According to a Vacation Deprivation Survey, U.S. employees reported “feeling rested and rejuvenated after vacation as well as reconnected with their families.” 34% of employees in the survey stated they return to work feeling better about their jobs and more productive at work. According to a 2013 survey by SHRM, the Society of Human Resource Management, vacations affect employee morale, wellness, performance, retention, productivity and office culture.
I reported to a Sr. Vice-President with the attitude that if your department couldn’t function without their leader for five days, you needed to replace your managers and supervisors. Interesting Perspective!

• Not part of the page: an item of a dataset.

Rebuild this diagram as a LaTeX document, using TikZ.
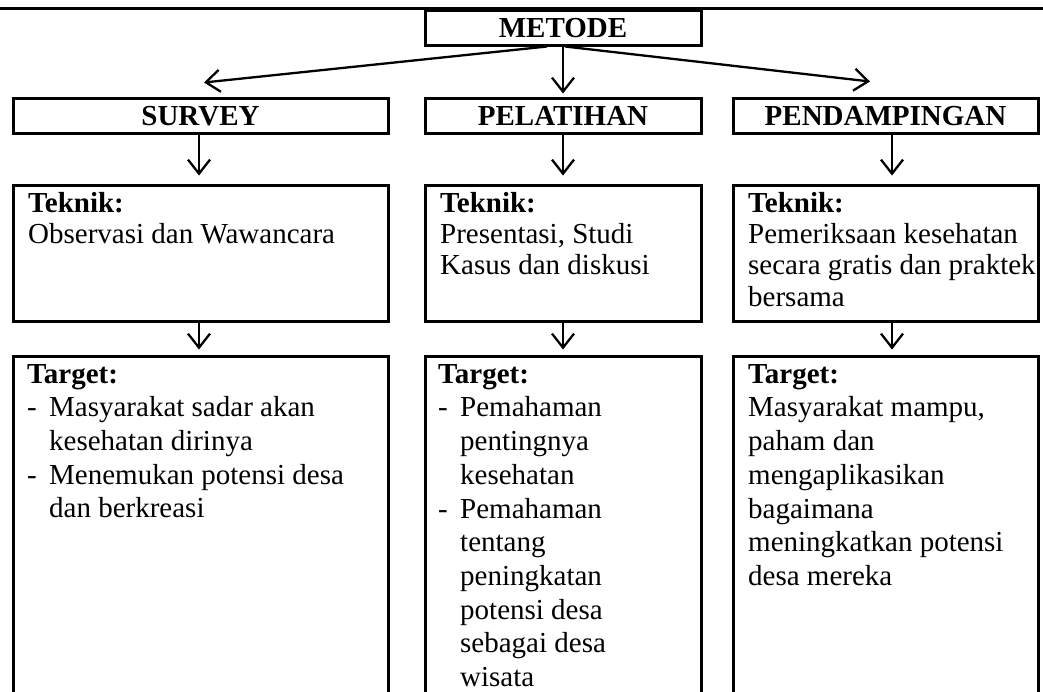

Forward-thinking companies encourage their employees to recharge their batteries by implementing “use it or lose it” vacation policies. Companies also “cap” or limit the amount of vacation carry-over or pay-out for unused time off in an effort to keep their high-performers at optimal productivity.
There are many reasons managers resist taking time off and most of them are revealing. Here are a few examples:
1. The “live-to-work” manager who doesn’t own the business. There’s a fine line between at-work martyrs who feel guilty unless they log more hours than their peers and goes on ad nauseam about it and a workaholic.
2. The “arsonist manager” constantly is on the telephone putting out fires mostly caused by (guess who?).
3. The “micro-manager” is prevalent in middle management. At the heart of this manager’s reluctance to miss a minute of work is F-E-A-R. Take a deep sniff; you can smell it. This is the manager who can’t miss a telephone call or an e-mail and they are in your workspace to make sure you don’t miss one either.
4. The “I-AM- My Work” Boss. This is the manager defined by their work. Within moments of meeting any one the, “what do you do for a living” question is blurted out. A week without life-affirming work spells a near death experience.
Individual contributors can also exhibit similar traits, but it is more damaging for managers because they create and control the culture of their work unit. So take a few days off. Recharge your batteries. Reclaim your life outside work and more than anything, Have Fun!